If Jacksonville can't accommodate the big ships, Cameron fears they'll go to Savannah, Ga., and Charleston, S.C. Millions of containers of Asian cargo and the jobs that go along with moving them could be at stake.

While Jacksonville still has to find around $150 million in local funding for the project, Savannah and Charleston have their funding secured. That means there's no choice here, says Brian Taylor, CEO of the Jacksonville Port Authority.

"We talk about a Plan B. And when it comes to deepening the harbor, there is no Plan B," Taylor says. "If we do not deepen this port, and Savannah moves to 47 feet, we will lose the jobs and the volume and the opportunity to the state of Georgia."

Taylor says the project will also capitalize on Jacksonville's logistical assets, like quick access to several interstates and three major railroads. Currently, he says, thousands of containers unloaded in Savannah run "down a highway directly in front of our port facilities on its way to Central Florida. That's [traffic that our port] is after. It's faster, cheaper and quicker to unload it here."

No one in Jacksonville wants to see the demise of the port. That includes David Jaffee, a sociologist at the University of North Florida — an outspoken critic of the port deepening.

"Do I think the port is important for Jacksonville? Yes. Do I think it's an important component of the local economy? Yes. Does it create jobs? Yes. But when you want public investment to the tune of what I believe will ultimately be $1 billion, you need to be very clear about what impact the port has," he says.

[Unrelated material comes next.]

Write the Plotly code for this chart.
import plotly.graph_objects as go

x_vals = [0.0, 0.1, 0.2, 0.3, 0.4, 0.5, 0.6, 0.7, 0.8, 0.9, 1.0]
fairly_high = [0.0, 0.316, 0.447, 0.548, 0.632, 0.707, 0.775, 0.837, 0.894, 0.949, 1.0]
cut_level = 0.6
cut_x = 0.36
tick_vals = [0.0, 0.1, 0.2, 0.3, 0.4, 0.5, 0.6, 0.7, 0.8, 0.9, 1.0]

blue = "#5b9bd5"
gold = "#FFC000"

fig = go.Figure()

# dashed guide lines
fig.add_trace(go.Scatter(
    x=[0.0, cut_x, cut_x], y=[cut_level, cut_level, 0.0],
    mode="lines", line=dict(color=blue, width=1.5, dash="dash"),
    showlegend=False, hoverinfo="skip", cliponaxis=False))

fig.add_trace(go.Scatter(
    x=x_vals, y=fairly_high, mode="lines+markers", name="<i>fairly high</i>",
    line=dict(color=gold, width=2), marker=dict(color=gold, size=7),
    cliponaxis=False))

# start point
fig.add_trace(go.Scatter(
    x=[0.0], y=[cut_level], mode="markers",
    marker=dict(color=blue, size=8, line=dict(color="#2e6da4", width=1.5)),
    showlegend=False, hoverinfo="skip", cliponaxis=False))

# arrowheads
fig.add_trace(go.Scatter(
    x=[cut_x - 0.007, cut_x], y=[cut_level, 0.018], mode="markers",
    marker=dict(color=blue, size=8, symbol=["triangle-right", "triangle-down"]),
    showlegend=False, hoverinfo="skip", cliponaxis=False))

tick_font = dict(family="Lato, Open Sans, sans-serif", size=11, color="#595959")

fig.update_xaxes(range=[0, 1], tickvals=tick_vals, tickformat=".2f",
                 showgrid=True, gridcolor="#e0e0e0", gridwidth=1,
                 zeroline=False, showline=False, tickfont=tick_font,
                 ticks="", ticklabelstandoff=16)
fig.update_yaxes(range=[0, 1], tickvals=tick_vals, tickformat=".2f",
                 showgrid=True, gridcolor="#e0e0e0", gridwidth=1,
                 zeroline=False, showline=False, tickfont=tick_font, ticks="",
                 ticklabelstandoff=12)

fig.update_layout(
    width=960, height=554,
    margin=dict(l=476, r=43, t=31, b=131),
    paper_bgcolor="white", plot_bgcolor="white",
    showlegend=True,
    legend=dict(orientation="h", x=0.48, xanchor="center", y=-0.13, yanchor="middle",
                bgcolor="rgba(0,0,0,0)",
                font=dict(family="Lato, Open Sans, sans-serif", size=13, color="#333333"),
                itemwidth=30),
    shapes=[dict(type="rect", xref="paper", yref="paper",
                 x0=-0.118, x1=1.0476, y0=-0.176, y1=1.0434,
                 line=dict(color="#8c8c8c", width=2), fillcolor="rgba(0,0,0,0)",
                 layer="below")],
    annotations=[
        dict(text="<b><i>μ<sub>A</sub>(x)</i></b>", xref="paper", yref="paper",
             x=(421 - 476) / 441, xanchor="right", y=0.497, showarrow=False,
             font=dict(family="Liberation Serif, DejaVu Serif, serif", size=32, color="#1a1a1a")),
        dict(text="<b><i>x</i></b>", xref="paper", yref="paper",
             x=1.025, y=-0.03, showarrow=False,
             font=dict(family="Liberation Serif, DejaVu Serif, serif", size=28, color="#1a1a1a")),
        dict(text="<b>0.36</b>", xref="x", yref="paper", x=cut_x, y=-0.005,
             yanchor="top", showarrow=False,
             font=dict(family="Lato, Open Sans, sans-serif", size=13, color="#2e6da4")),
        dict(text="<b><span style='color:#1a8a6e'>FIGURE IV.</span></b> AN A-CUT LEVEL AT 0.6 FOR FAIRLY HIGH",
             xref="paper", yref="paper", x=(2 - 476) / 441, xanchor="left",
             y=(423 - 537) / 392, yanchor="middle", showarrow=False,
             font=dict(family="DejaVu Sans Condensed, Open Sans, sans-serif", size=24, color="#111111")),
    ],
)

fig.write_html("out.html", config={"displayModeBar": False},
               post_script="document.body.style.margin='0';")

Jaffee says officials exaggerate the economic impact of deepening the port. He suggests that Jacksonville can remain viable — as a niche port for trade with Latin America, which doesn't use the giant ships.

Others question whether the big ships will come to Jacksonville, even after the port is deepened. And environmentalists fear the dredging will cause dangerous spikes in salinity that could kill plants and fish in the St. Johns River.

City Councilman Jim Love, like most of the council, wants the port deepened, but says that funding is a problem. "With the tight budget, we have to figure out a way to find the money. Because it is a big number," he says.

Jacksonville is already struggling with a budget crisis — it owes more than $1 billion to police and firefighter pension funds. The city council is now considering ways to fund the port project — including a new sales tax — and is expected to make a decision next spring.